■ Directions for this task
Copy out the lines of the records below, and only those lines, from the one with "Write a LaTeX" through the one with "(8,485) -- (1345,485);", exactly as they appear.

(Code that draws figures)
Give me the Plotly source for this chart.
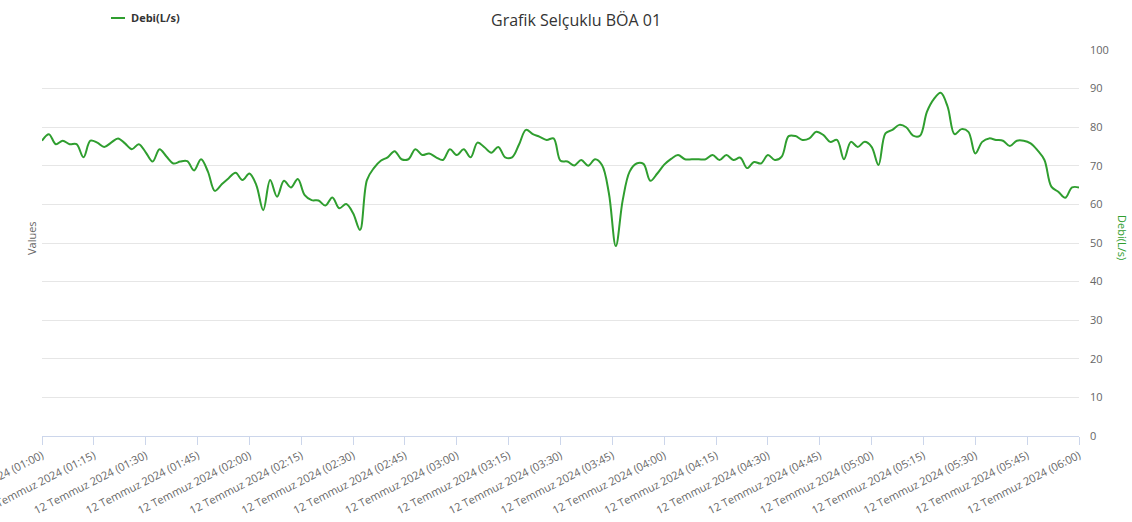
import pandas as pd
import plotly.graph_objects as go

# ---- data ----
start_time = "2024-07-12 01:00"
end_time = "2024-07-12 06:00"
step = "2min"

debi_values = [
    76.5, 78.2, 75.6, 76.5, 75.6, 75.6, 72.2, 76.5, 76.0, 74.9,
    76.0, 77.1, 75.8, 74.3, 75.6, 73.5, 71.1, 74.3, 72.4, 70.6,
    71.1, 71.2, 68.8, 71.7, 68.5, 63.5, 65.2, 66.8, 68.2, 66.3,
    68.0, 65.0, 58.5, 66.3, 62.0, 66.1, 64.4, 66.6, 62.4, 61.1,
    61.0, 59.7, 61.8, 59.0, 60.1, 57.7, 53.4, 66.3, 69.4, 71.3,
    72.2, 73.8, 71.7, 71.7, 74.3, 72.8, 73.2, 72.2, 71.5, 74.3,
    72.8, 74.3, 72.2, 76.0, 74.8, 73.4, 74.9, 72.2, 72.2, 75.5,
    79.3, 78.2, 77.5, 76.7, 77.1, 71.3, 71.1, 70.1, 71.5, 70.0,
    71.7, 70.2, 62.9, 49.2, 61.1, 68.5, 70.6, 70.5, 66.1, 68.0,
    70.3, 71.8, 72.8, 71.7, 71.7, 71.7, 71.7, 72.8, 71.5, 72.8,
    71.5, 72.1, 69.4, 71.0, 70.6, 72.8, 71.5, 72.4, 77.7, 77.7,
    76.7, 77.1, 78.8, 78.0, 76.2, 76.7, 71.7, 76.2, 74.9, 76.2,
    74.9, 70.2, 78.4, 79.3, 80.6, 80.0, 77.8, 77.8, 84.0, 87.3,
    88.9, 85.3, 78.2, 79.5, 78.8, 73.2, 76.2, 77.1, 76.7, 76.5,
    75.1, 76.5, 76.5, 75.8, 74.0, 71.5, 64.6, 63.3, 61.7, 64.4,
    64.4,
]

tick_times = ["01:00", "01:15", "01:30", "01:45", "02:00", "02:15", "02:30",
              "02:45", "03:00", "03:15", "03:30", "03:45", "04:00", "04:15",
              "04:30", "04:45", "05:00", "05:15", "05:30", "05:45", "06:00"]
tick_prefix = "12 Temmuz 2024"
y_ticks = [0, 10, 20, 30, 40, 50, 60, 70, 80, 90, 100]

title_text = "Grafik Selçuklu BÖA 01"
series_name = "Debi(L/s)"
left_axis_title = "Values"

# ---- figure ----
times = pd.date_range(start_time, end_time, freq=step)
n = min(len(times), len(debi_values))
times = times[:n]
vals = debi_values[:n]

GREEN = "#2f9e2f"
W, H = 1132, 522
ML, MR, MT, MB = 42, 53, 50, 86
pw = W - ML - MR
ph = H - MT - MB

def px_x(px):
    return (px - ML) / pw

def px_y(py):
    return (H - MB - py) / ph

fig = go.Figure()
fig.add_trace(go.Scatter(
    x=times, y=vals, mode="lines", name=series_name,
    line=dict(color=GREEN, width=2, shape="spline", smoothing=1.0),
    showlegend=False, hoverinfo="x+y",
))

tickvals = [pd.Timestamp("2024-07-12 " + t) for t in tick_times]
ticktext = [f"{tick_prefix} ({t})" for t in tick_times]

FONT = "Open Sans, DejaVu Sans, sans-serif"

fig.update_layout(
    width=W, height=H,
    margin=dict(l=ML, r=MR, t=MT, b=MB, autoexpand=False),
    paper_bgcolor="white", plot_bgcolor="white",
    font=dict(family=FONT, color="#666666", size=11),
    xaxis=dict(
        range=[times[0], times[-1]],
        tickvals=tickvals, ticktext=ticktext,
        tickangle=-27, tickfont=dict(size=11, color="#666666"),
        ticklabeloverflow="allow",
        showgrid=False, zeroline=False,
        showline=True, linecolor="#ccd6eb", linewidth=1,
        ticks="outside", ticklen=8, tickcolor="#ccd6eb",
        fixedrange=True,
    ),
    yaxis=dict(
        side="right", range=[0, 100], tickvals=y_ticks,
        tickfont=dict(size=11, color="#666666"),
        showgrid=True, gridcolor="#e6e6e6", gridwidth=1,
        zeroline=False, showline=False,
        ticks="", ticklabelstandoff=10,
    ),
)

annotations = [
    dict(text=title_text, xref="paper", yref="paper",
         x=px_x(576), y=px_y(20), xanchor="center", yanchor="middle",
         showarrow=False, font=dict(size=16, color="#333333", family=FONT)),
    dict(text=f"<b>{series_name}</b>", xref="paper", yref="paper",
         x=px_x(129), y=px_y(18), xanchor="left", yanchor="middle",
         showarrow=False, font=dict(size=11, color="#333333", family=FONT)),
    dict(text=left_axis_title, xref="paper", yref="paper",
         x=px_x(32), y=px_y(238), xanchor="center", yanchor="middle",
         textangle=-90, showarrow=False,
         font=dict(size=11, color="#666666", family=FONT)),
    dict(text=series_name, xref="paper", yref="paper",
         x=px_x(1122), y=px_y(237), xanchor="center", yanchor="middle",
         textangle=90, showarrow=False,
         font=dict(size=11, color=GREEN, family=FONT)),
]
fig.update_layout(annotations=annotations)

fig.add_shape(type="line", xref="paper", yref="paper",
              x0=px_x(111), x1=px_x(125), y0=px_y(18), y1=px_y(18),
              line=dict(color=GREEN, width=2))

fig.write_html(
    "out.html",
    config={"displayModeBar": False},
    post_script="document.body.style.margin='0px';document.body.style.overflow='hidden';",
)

==

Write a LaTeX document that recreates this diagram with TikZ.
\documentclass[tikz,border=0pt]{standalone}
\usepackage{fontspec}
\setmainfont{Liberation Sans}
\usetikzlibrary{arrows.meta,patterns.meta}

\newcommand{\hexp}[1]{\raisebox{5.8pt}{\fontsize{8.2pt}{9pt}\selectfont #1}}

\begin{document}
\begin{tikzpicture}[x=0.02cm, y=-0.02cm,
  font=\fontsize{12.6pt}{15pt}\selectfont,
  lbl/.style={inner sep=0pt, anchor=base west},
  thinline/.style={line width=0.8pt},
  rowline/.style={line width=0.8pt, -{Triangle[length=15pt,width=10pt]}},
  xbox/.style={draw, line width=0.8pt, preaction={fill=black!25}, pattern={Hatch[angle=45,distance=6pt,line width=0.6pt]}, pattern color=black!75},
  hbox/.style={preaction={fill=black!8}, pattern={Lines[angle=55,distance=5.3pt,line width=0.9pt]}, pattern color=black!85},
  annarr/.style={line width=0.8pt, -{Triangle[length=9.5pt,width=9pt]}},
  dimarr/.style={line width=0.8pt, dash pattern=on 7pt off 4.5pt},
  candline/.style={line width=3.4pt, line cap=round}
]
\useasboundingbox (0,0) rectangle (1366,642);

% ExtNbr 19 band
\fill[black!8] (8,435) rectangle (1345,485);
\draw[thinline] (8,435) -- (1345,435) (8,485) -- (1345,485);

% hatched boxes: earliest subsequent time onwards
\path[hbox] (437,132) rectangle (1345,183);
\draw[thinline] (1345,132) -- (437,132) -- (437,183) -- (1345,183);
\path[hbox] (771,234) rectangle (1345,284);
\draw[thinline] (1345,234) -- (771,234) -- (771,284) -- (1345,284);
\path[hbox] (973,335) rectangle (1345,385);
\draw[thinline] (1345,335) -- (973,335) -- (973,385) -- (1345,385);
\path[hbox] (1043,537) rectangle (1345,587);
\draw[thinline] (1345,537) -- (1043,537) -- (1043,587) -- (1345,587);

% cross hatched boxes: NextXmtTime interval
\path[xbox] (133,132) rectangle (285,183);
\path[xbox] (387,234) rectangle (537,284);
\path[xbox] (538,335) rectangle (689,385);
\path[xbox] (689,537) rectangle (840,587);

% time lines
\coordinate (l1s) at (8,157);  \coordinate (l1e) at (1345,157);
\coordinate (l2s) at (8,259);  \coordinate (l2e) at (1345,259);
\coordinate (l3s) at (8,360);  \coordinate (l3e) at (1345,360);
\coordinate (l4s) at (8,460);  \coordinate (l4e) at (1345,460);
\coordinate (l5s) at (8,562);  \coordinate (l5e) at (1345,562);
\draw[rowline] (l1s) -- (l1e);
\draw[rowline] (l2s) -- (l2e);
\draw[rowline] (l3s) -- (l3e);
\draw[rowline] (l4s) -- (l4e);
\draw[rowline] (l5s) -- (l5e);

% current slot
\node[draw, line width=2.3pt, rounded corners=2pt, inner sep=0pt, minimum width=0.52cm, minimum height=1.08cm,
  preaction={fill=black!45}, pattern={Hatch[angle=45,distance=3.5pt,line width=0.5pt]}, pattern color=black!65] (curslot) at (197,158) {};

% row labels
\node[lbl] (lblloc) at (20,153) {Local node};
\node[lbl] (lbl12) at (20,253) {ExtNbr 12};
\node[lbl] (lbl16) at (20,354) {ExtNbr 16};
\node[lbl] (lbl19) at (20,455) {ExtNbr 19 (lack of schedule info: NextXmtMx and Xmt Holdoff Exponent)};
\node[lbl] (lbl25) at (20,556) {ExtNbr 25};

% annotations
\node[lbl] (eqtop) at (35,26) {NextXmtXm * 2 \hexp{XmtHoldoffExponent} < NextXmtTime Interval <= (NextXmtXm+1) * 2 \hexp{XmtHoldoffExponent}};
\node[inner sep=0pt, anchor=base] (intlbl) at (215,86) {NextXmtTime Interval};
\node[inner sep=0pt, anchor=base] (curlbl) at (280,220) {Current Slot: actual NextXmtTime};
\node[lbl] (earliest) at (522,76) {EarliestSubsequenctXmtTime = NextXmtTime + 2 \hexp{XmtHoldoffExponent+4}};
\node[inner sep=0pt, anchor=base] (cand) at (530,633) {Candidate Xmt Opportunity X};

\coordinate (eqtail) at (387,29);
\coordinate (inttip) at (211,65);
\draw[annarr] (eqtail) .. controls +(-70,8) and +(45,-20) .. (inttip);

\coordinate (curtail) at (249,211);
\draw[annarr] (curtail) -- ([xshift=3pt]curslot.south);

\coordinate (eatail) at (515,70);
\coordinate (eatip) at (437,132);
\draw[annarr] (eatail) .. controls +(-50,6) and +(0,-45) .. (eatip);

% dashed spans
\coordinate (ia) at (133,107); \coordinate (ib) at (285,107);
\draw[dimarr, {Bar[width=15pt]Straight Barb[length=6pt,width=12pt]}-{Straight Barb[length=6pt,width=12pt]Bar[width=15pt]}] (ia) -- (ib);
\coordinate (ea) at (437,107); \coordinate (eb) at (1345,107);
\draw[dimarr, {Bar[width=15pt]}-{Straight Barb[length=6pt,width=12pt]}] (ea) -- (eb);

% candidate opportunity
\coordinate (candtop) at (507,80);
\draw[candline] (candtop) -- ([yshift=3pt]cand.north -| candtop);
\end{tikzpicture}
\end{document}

■ Solution to the exercise
Write a LaTeX document that recreates this diagram with TikZ.
\documentclass[tikz,border=0pt]{standalone}
\usepackage{fontspec}
\setmainfont{Liberation Sans}
\usetikzlibrary{arrows.meta,patterns.meta}

\newcommand{\hexp}[1]{\raisebox{5.8pt}{\fontsize{8.2pt}{9pt}\selectfont #1}}

\begin{document}
\begin{tikzpicture}[x=0.02cm, y=-0.02cm,
  font=\fontsize{12.6pt}{15pt}\selectfont,
  lbl/.style={inner sep=0pt, anchor=base west},
  thinline/.style={line width=0.8pt},
  rowline/.style={line width=0.8pt, -{Triangle[length=15pt,width=10pt]}},
  xbox/.style={draw, line width=0.8pt, preaction={fill=black!25}, pattern={Hatch[angle=45,distance=6pt,line width=0.6pt]}, pattern color=black!75},
  hbox/.style={preaction={fill=black!8}, pattern={Lines[angle=55,distance=5.3pt,line width=0.9pt]}, pattern color=black!85},
  annarr/.style={line width=0.8pt, -{Triangle[length=9.5pt,width=9pt]}},
  dimarr/.style={line width=0.8pt, dash pattern=on 7pt off 4.5pt},
  candline/.style={line width=3.4pt, line cap=round}
]
\useasboundingbox (0,0) rectangle (1366,642);

% ExtNbr 19 band
\fill[black!8] (8,435) rectangle (1345,485);
\draw[thinline] (8,435) -- (1345,435) (8,485) -- (1345,485);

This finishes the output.